Netflix’s Remarkably Bright Creatures Melts Viewers’ Hearts As Sally Field And A Wise Octopus Deliver A Surprise Tearjerker

Netflix’s Remarkably Bright Creatures may sound unusual at first: a grieving widow, a drifting young man, a small coastal town and a giant Pacific octopus who quietly understands more than the humans around him.

But that strange mix is exactly why the film has started winning over viewers looking for something gentle, emotional and different.

Based on Shelby Van Pelt’s bestselling 2022 novel, the movie stars Sally Field as Tova Sullivan, an elderly woman who works nights cleaning an aquarium in the fictional town of Sowell Bay. Tova is lonely, disciplined and still carrying the unresolved pain of her son’s mysterious death many years earlier. Her life is quiet on the outside, but underneath that routine is a grief she has never fully escaped.

At the aquarium, Tova develops an unusual connection with Marcellus, a giant Pacific octopus voiced by Alfred Molina. Marcellus is not just a cute animal side character. He is clever, observant and often dryly funny, giving the film a strange but charming emotional centre. Critics have noted that Molina’s voice work adds wit and warmth to the character, while Sally Field grounds the entire film with a deeply felt performance.

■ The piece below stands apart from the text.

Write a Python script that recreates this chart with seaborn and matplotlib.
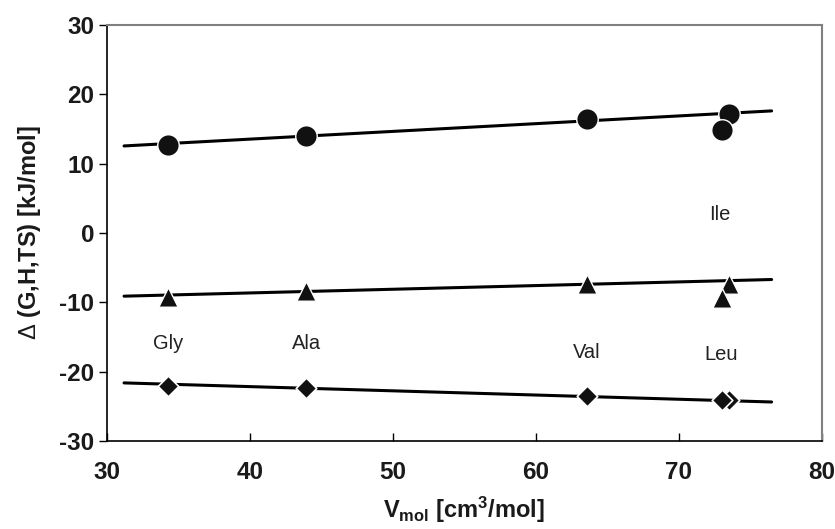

The story also brings in Cameron, played by Lewis Pullman, a troubled drifter who arrives in town searching for answers about his own family. When he crosses paths with Tova, their lives begin to connect in ways neither of them expects. What first appears to be a simple story about loneliness slowly turns into a mystery about family, loss and the possibility of healing.

That emotional balance is where Remarkably Bright Creatures works best. It is not a loud film. It does not rely on huge twists, violence or spectacle. Instead, it builds its power through quiet conversations, small acts of kindness and the strange comfort of being seen by someone — or something — when you feel invisible.

Sally Field’s performance has drawn particular praise. She plays Tova not as a fragile victim of grief, but as a woman who has learned to survive by keeping control of her days. Every routine matters. Every silence carries history. And when cracks begin to appear in that carefully managed life, Field gives the film its strongest emotional weight. Critics have described her work as one of the film’s biggest strengths, with several noting that her performance keeps the story grounded even when the premise becomes sentimental.

The film is also being described as a comforting watch rather than a groundbreaking one. Some reviews have pointed out that parts of the story are predictable and that a few side plots feel underdeveloped. But most agree that the emotional core remains sincere, especially because of Field, Pullman and Molina’s unusual trio of performances. Rotten Tomatoes’ critics consensus calls it a sweet melodrama grounded by Field’s performance, while Tom’s Guide described it as a charming feel-good mystery drama.

For viewers tired of dark crime thrillers or endless franchise noise, Remarkably Bright Creatures offers something softer: a story about people who think their best chapters may already be behind them, only to discover that connection can still arrive in the strangest ways.

A woman. A lost young man. A wise octopus.

Somehow, Netflix has turned that into one of its most quietly moving films of the year.